Alright I want to finsh making this box 
tomarrow and was wondering if a 700 lumen 
light would work Mutt???? It is a really small 
place 43.5 sq inches!!!! And what is the like 
lumens you should have per square foot???? 
And should I paint the inside of the box with 
white spray paint So that it reflects easyer?
Thanks for yalls help this box is going to be
Alsome for sprouting and beging veg.! Thanks 
again!


----------



## GanjaGuru (Apr 16, 2006)

I hate to burst your bubble but....
10.5" x 3.5" isn't big enough to grow pot.
You didn't reveal how tall the box is but it doesn't matter really.
I'm assuming you've never seen a marijuana plant in real life before, at least not one in flowering.  They need more space.
And besides, if you only have 1 plant, you may end up having spent 4 months to grow a male.

You need a bigger space like a closet or wardrobe, and you need to grow at least 3 plants so you're more likely to get a female.
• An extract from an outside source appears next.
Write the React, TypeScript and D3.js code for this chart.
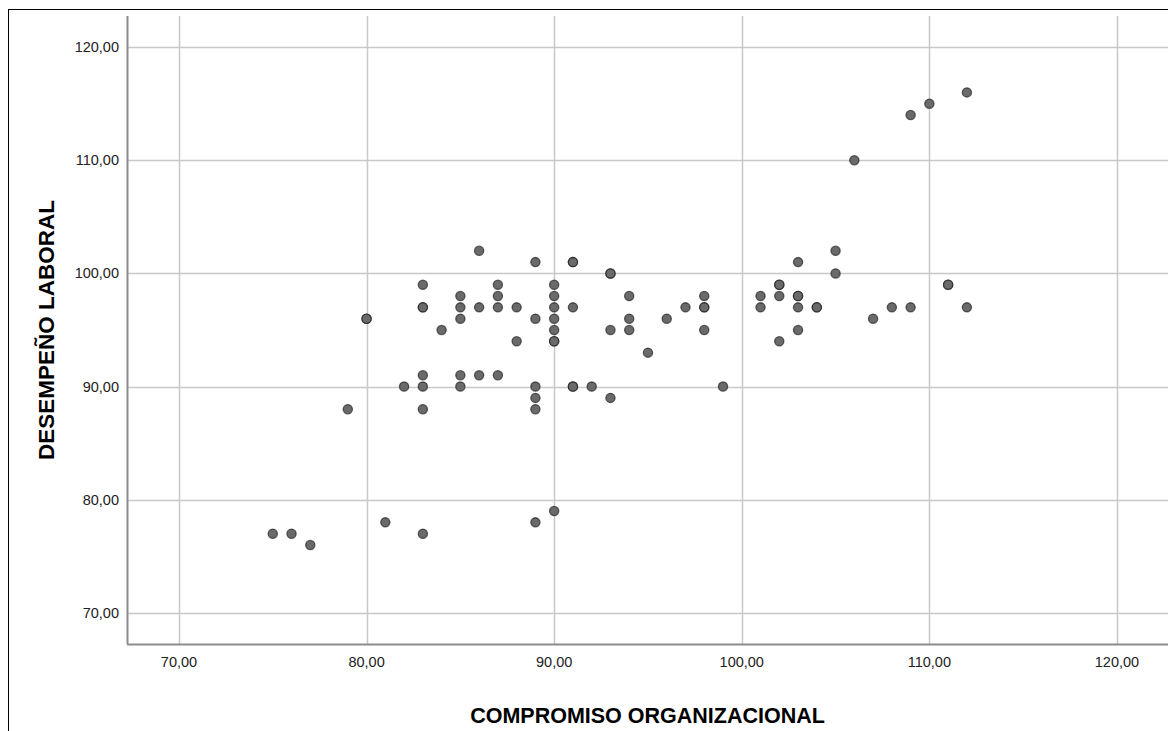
import React, { useEffect, useRef } from 'react';
import * as d3 from 'd3';

// compromiso organizacional (x) and desempeño laboral (y), one entry per case
const compromiso = [
  75, 76, 77, 79, 80, 80, 81, 82,
  83, 83, 83, 83, 83, 83, 83,
  84, 85, 85, 85, 85, 85,
  86, 86, 86, 87, 87, 87, 87, 88, 88,
  89, 89, 89, 89, 89, 89,
  90, 90, 90, 90, 90, 90, 90, 90,
  91, 91, 91, 91, 91, 92, 93, 93, 93, 93,
  94, 94, 94, 95, 96, 97, 98, 98, 98, 98, 99,
  101, 101, 102, 102, 102, 102,
  103, 103, 103, 103, 103, 104, 104,
  105, 105, 106, 107, 108, 109, 109, 110, 111, 111, 112, 112
];
const desempeno = [
  77, 77, 76, 88, 96, 96, 78, 90,
  99, 97, 97, 91, 90, 88, 77,
  95, 98, 97, 96, 91, 90,
  102, 97, 91, 99, 98, 97, 91, 97, 94,
  101, 96, 90, 89, 88, 78,
  99, 98, 97, 96, 95, 94, 94, 79,
  101, 101, 97, 90, 90, 90, 100, 100, 95, 89,
  98, 96, 95, 93, 96, 97, 98, 97, 97, 95, 90,
  98, 97, 99, 99, 98, 94,
  101, 98, 98, 97, 95, 97, 97,
  102, 100, 110, 96, 97, 114, 97, 115, 99, 99, 116, 97
];

const xTicks = [70, 80, 90, 100, 110, 120];
const yTicks = [70, 80, 90, 100, 110, 120];

const W = 1168;
const H = 731;
const margin = { top: 16, right: 0, bottom: 87, left: 127 };

const fmt = (v: number) => v.toFixed(2).replace('.', ',');

const App = () => {
  const svgRef = useRef<SVGSVGElement>(null);

  useEffect(() => {
    const svg = d3.select(svgRef.current);
    svg.selectAll('*').remove();

    const x = d3.scaleLinear().domain([67.23, 122.72]).range([margin.left, W - margin.right]);
    const y = d3.scaleLinear().domain([67.25, 122.75]).range([H - margin.bottom, margin.top]);

    // outer frame (only top and left edges show)
    svg.append('rect')
      .attr('x', 8.5).attr('y', 9.5)
      .attr('width', W).attr('height', H)
      .attr('fill', 'none').attr('stroke', '#000').attr('stroke-width', 1);

    // grid
    const grid = svg.append('g');
    grid.selectAll('.gx').data(xTicks).enter().append('line')
      .attr('x1', (d) => Math.round(x(d)) + 0.5).attr('x2', (d) => Math.round(x(d)) + 0.5)
      .attr('y1', margin.top).attr('y2', H - margin.bottom)
      .attr('stroke', '#c8c8c8').attr('stroke-width', 1.5);
    grid.selectAll('.gy').data(yTicks).enter().append('line')
      .attr('y1', (d) => Math.round(y(d)) + 0.5).attr('y2', (d) => Math.round(y(d)) + 0.5)
      .attr('x1', margin.left).attr('x2', W)
      .attr('stroke', '#c8c8c8').attr('stroke-width', 1.5);

    // axes lines
    svg.append('line')
      .attr('x1', margin.left + 0.5).attr('x2', margin.left + 0.5)
      .attr('y1', margin.top).attr('y2', H - margin.bottom)
      .attr('stroke', '#8c8c8c').attr('stroke-width', 2);
    svg.append('line')
      .attr('x1', margin.left).attr('x2', W)
      .attr('y1', H - margin.bottom + 0.5).attr('y2', H - margin.bottom + 0.5)
      .attr('stroke', '#8c8c8c').attr('stroke-width', 2);

    // tick labels
    svg.append('g').selectAll('text').data(xTicks).enter().append('text')
      .attr('x', (d) => x(d)).attr('y', H - margin.bottom + 23)
      .attr('text-anchor', 'middle')
      .attr('font-family', 'Liberation Sans, Arial, sans-serif')
      .attr('font-size', 14.5).attr('fill', '#222')
      .text((d) => fmt(d));
    svg.append('g').selectAll('text').data(yTicks).enter().append('text')
      .attr('x', margin.left - 8).attr('y', (d) => y(d) + 5)
      .attr('text-anchor', 'end')
      .attr('font-family', 'Liberation Sans, Arial, sans-serif')
      .attr('font-size', 14.5).attr('fill', '#222')
      .text((d) => fmt(d));

    // axis titles
    svg.append('text')
      .attr('x', (margin.left + W) / 2).attr('y', 723)
      .attr('text-anchor', 'middle')
      .attr('font-family', 'Liberation Sans, Arial, sans-serif')
      .attr('font-size', 21.5).attr('font-weight', 'bold').attr('fill', '#000')
      .text('COMPROMISO ORGANIZACIONAL');
    svg.append('text')
      .attr('transform', 'translate(54 ' + (margin.top + H - margin.bottom) / 2 + ') rotate(-90)')
      .attr('text-anchor', 'middle')
      .attr('font-family', 'Liberation Sans, Arial, sans-serif')
      .attr('font-size', 22.5).attr('font-weight', 'bold').attr('fill', '#000')
      .text('DESEMPEÑO LABORAL');

    // points
    svg.append('g').selectAll('circle').data(compromiso).enter().append('circle')
      .attr('cx', (d) => x(d))
      .attr('cy', (d, i) => y(desempeno[i]))
      .attr('r', 4.6)
      .attr('fill', '#6a6a6a')
      .attr('stroke', '#1a1a1a')
      .attr('stroke-opacity', 0.65)
      .attr('stroke-width', 1.3);
  }, []);

  return (
    <svg ref={svgRef} width={W} height={H}
      style={{ position: 'absolute', left: 0, top: 0, background: '#fff' }} />
  );
};

export default App;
P.S. to grow good pot you need 6,000 lumens per sq/ft.
And only 3 kinds of light grow pot:
Fluorescent (poor but will give you a small yield)
Metal Halide (MH, good for veg not so good for flowering)
High Pressure Sodium (the king of lights for indoor growing).

P.P.S. conversion chart:
flo's emit 75 lumens per watt
MH emit 110 lumens per watt
HPS emit 125 lumens per watt


----------



## El Diablo Verde (Apr 16, 2006)

Guru right, that space would have to be nearly 3 times that size for a moderate sized plant in full flower. i have done a lot of flouro grows with great success in limited(but not that limited) space and money, so a if budget limit is an issue, I'm a good guy to talk to. Although I highly suggest you try to work in an HID, you can grow a good size head stash of bud with flouros and still have plenty to share with friends. The first thing I would suggest is to throw away whatever you were going to grow in and look around your place a little better. Than I'd read this link http://www.marijuanapassion.com/forumWOW/Full-Marijuana-Growing-Guide.html , which is a basic grow guide. Read itr all the way through because you need to know everything in it to grow your plants right. (BTW the only reason anyone should ever grow just one plant is if it's a clone, so that you already know its sex.)


----------



## Kindbud (Apr 16, 2006)

I know but I brow out side the box is like 10.5 in.tall 
and its not like a box to grow it forever remember I grow 
outside and I have grown a plant and seen it in flowering
and its budding stage this box I made just because I was 
sitting doing nothing and being board and had nothing to 
do and I found this cool little box so I said what the hell
and this little box is just for growing the plant when its a 
seedling till its like 4 inch tall then Ill transport them out
to wear I grow them outside This is something for me to 
do cause im board............ Thinks for the help and that 
box is about 10 times to small!!!!! If I was going ot grow 
indoor plants my box would be 5 ft x 5 ft x 5ft! Well Thanks 
For the Help Anyways


----------



## Kindbud (Apr 16, 2006)

Bump just tryin to let you know that
I scraped the box.


----------



## megaS13 (Apr 17, 2006)

GanjaGuru said:
			
		

> P.P.S. conversion chart:
> flo's emit 75 lumens per watt
> MH emit 110 lumens per watt
> HPS emit 125 lumens per watt



Thanks That Help Guru.


----------